Gr.A.A.L. photon beam

The high energy photon beam line of the GR.A.A.L. project is installed at a bending magnet port with a modified front-end that allows the tagging of the gamma-rays and the monitoring of the laser beam.

The interaction region is situated in the vacuum tube of the straight section of the storage ring between two bending magnets. Here the photons of an 8 W argon laser of energy 3.53 eV (351.2 nm) are scattered on the 6 GeV electrons stored in the ESRF. The result of this backscattering is an high energy gamma-ray beam with maximum energy of 1.5 GeV.

The energy spectrum of the GRAAL beam
with the UV laser light measured with the
microsptrips of the tagging counter.
The maximum intensity is:
 5x10^6 gamma/s

This Compton scattering process can be described easily because of the extremely relativistic nature of the participating electrons. The incident laser photon beam makes an angle phi with the velocity vector of the initial electron and is scattered back with an angle theta refered to the electron's initial direction. Two successive Lorentz transformations (from the laboratory frame to the rest frame of the electron and back to the laboratory frame) boost the photon energy each time by a factor of 2 *gamma. This relativistic factor
gamma= Ee/mc^2
is so large that the angle of the scattered photon is compressed to an extremely narrow cone ( 1 mrad) while phi looses almost all its influence on the final *gamma-ray.

The kinematic description is also facilitated as only terms of order 1/gamma are retained. So to an excellent approximation the energy of the backscattered photon is given by
4*gamma^2*El/(1+(4gamma*El/mc^2)+theta^2*gamma^2)
where EL is the energy of the laser photon.

A maximum photon energy is produced when the laser photon is scattered through 180 degrees (theta= 0).

One of the most interesting features of this high energy photon beam is its polarisation that is obtained very easily: the laser produces completely polarized photons whose polarisation is kept during the backscattering process. For an energy near to the maximum circular or linear polarizations of nearly 100 per cent are obtained.

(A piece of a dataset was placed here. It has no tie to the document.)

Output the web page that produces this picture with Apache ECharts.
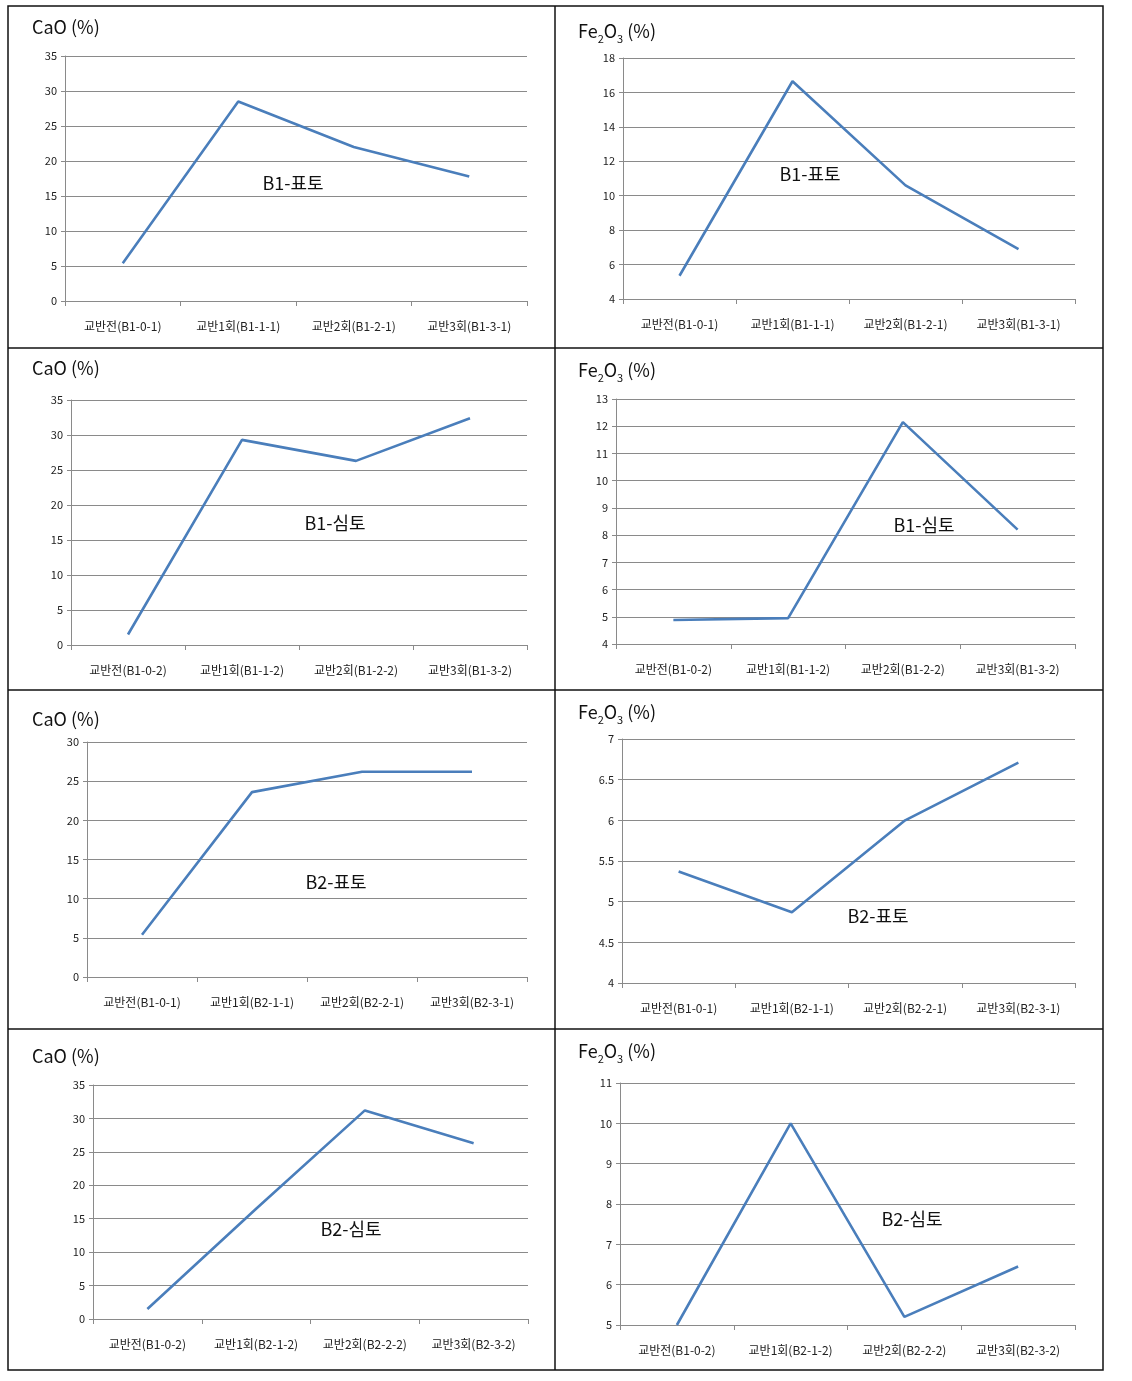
<!DOCTYPE html>
<html><head><meta charset="utf-8">
<script src="https://cdn.jsdelivr.net/npm/echarts@6/dist/echarts.min.js"></script>
<style>html,body{margin:0;padding:0;background:#fff}#c{width:1132px;height:1381px}</style>
</head><body><div id="c"></div>
<script>
// ---- data ----
const catsB1_1 = ['교반전(B1-0-1)','교반1회(B1-1-1)','교반2회(B1-2-1)','교반3회(B1-3-1)'];
const catsB1_2 = ['교반전(B1-0-2)','교반1회(B1-1-2)','교반2회(B1-2-2)','교반3회(B1-3-2)'];
const catsB2_1 = ['교반전(B1-0-1)','교반1회(B2-1-1)','교반2회(B2-2-1)','교반3회(B2-3-1)'];
const catsB2_2 = ['교반전(B1-0-2)','교반1회(B2-1-2)','교반2회(B2-2-2)','교반3회(B2-3-2)'];

const caoB1Surface   = [5.4, 28.5, 22.0, 17.8];
const fe2o3B1Surface = [5.35, 16.65, 10.6, 6.9];
const caoB1Sub       = [1.5, 29.3, 26.3, 32.4];
const fe2o3B1Sub     = [4.88, 4.95, 12.15, 8.2];
const caoB2Surface   = [5.4, 23.6, 26.2, 26.2];
const fe2o3B2Surface = [5.37, 4.87, 6.0, 6.71];
const caoB2Sub       = [1.5, 16.5, 31.2, 26.3];
const fe2o3B2Sub     = [5.0, 10.0, 5.2, 6.45];

const sampleNames = ['B1-표토','B1-표토','B1-심토','B1-심토','B2-표토','B2-표토','B2-심토','B2-심토'];
const yRanges = [[0,35,5],[4,18,2],[0,35,5],[4,13,1],[0,30,5],[4,7,0.5],[0,35,5],[5,11,1]];

// ---- layout ----
const panels = [
  {cats:catsB1_1, vals:caoB1Surface,   kind:'cao', grid:{left:65,top:56,width:462,height:245}, title:[27,13], note:[293,183]},
  {cats:catsB1_1, vals:fe2o3B1Surface, kind:'fe',  grid:{left:623,top:58,width:452,height:241}, title:[573,17], note:[810,174]},
  {cats:catsB1_2, vals:caoB1Sub,       kind:'cao', grid:{left:71,top:400,width:456,height:245}, title:[27,354], note:[335,523]},
  {cats:catsB1_2, vals:fe2o3B1Sub,     kind:'fe',  grid:{left:616,top:399,width:459,height:245}, title:[573,356], note:[924,525]},
  {cats:catsB2_1, vals:caoB2Surface,   kind:'cao', grid:{left:87,top:742,width:440,height:235}, title:[27,705], note:[336,882]},
  {cats:catsB2_1, vals:fe2o3B2Surface, kind:'fe',  grid:{left:622,top:739,width:453,height:244}, title:[573,698], note:[878,916]},
  {cats:catsB2_2, vals:caoB2Sub,       kind:'cao', grid:{left:93,top:1085,width:435,height:234}, title:[27,1042], note:[351,1229]},
  {cats:catsB2_2, vals:fe2o3B2Sub,     kind:'fe',  grid:{left:620,top:1083,width:455,height:242}, title:[573,1037], note:[912,1219]}
];

const FONT = '"Noto Sans CJK KR", "Noto Sans", sans-serif';
const gridColor = '#8a8a8a';
const grids=[], xAxes=[], yAxes=[], series=[], titles=[], graphics=[];

panels.forEach((p,i)=>{
  grids.push(p.grid);
  xAxes.push({type:'category', gridIndex:i, data:p.cats, boundaryGap:true,
    axisLine:{lineStyle:{color:gridColor,width:1}},
    axisTick:{show:true, alignWithLabel:false, length:5, lineStyle:{color:gridColor}},
    axisLabel:{fontFamily:FONT, fontSize:12, color:'#222', margin:19, interval:0}});
  const r = yRanges[i];
  yAxes.push({type:'value', gridIndex:i, min:r[0], max:r[1], interval:r[2],
    axisLine:{show:true, lineStyle:{color:gridColor,width:1}},
    axisTick:{show:true, length:4, lineStyle:{color:gridColor}},
    splitLine:{show:true, lineStyle:{color:gridColor,width:1}},
    axisLabel:{fontFamily:FONT, fontSize:11, color:'#222', margin:8}});
  series.push({type:'line', xAxisIndex:i, yAxisIndex:i, data:p.vals, showSymbol:false, smooth:false,
    lineStyle:{color:'#4a7ebb', width:2.6}, itemStyle:{color:'#4a7ebb'}});
  if (p.kind==='cao') {
    titles.push({left:p.title[0], top:p.title[1], text:'CaO (%)', textStyle:{fontFamily:FONT, fontSize:18, fontWeight:'normal', color:'#111'}});
  } else {
    titles.push({left:p.title[0], top:p.title[1], text:'{n|Fe}{s|2}{n|O}{s|3}{n| (%)}',
      textStyle:{fontFamily:FONT, fontSize:18, fontWeight:'normal', color:'#111',
        rich:{n:{fontFamily:FONT,fontSize:18,color:'#111',verticalAlign:'bottom'},
              s:{fontFamily:FONT,fontSize:11,color:'#111',verticalAlign:'bottom',padding:[0,0,-4,0]}}}});
  }
  graphics.push({type:'text', x:p.note[0], y:p.note[1], style:{text:sampleNames[i], font:'18px '+FONT, fill:'#111', textAlign:'center', textVerticalAlign:'middle'}});
});

// table borders
const L=8,R=1103,T=6,B=1370,MX=555, rows=[348,690,1029];
graphics.push({type:'rect', shape:{x:L,y:T,width:R-L,height:B-T}, style:{fill:null, stroke:'#111', lineWidth:1.5}});
graphics.push({type:'line', shape:{x1:MX,y1:T,x2:MX,y2:B}, style:{stroke:'#111', lineWidth:1.5}});
rows.forEach(y=>graphics.push({type:'line', shape:{x1:L,y1:y,x2:R,y2:y}, style:{stroke:'#111', lineWidth:1.5}}));

const chart = echarts.init(document.getElementById('c'), null, {renderer:'canvas'});
chart.setOption({animation:false, backgroundColor:'#fff', title:titles, grid:grids, xAxis:xAxes, yAxis:yAxes, series:series, graphic:graphics});
</script></body></html>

degree o linear (red line) and circular (blue line) polarisation
as a funcion of the photon energy when using UV laser beam

At the exit of the bending magnet one finds the tagging region where the distance of the trajectory of those electrons having interacted with the photons and having lost a part of their energy, to the normal trajectory is measured by silicon microstrips detectors providing information about energy of the gamma-rays produced. An internal tagging system where the scattered electrons will be momentum analysed by the magnets of the storage ring has been chosen.